January 12, 2022 - Late last week Trimark USA announced the resolution of its litigation with minority lenders who hold term loans (the “First Lien Term Debt”) under its First Lien Credit Agreement over a dispute in which those lenders’ First Lien Term Loans were subordinated to Tranche A and B loans issued under the terms of its September 2020 $120MM “uptiering” transaction. While the terms of the settlement are subject to closing conditions and documentation, it includes “an exchange of all outstanding First Lien Term Debt on a dollar-for-dollar basis for Tranche B Loans pursuant to the company’s Super Senior Credit Agreement. Tranche A Loans outstanding under the Company’s Super Senior Credit Agreement will retain their position in the Company’s capital structure, senior to the Tranche B Loans.”

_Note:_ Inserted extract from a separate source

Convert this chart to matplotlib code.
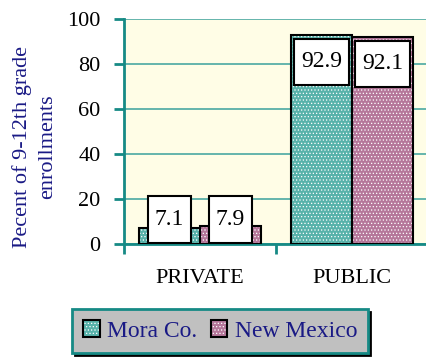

In August 2021 we wrote extensively about the New York State court decision that denied Trimark’s motions to dismiss the lawsuit permitting the lenders to pursue claims there was a violation of so-called sacred rights under the credit agreement, and specific breaches of contract. As LevFin Insights notes, the settlement “prevents what could have been a precedent setting litigation based on the merits involving a priming transaction brought about by the combination of distress and the aggressive interpretation of loose covenants.”
Nonetheless, this settlement is important for two reasons. First, it leaves on the books a lower court decision that validates contractual limits to aggressive “liability management” transactions that seek to subordinate first-lien lenders. Second, it potentially raises the costs for borrowers who should now anticipate even more litigation in response to aggressive tactics. While this case represents an isolated victory for aggrieved senior secured lenders, it is too soon to say whether it also represents a welcome trend. The most optimistic take is that this settlement will serve as a call to return to more traditional market norms and less contentious times in the market. On the other hand, recent documentation trends, as highlighted in this thoughtful piece by Reorg, point in the opposite direction. They suggest that new and worse trends are emerging and, “as with the lifecycle of a plant, aggressive debt document terms and provisions start as seedlings, and as they get more and more exposure (that is, as they are included in more and more credit agreements), they steadily grow and plant their roots. Before anyone has had time to take notice, those seedlings have become market terms that can hold steady against fierce market pushback.” Only time will tell where the market goes from here.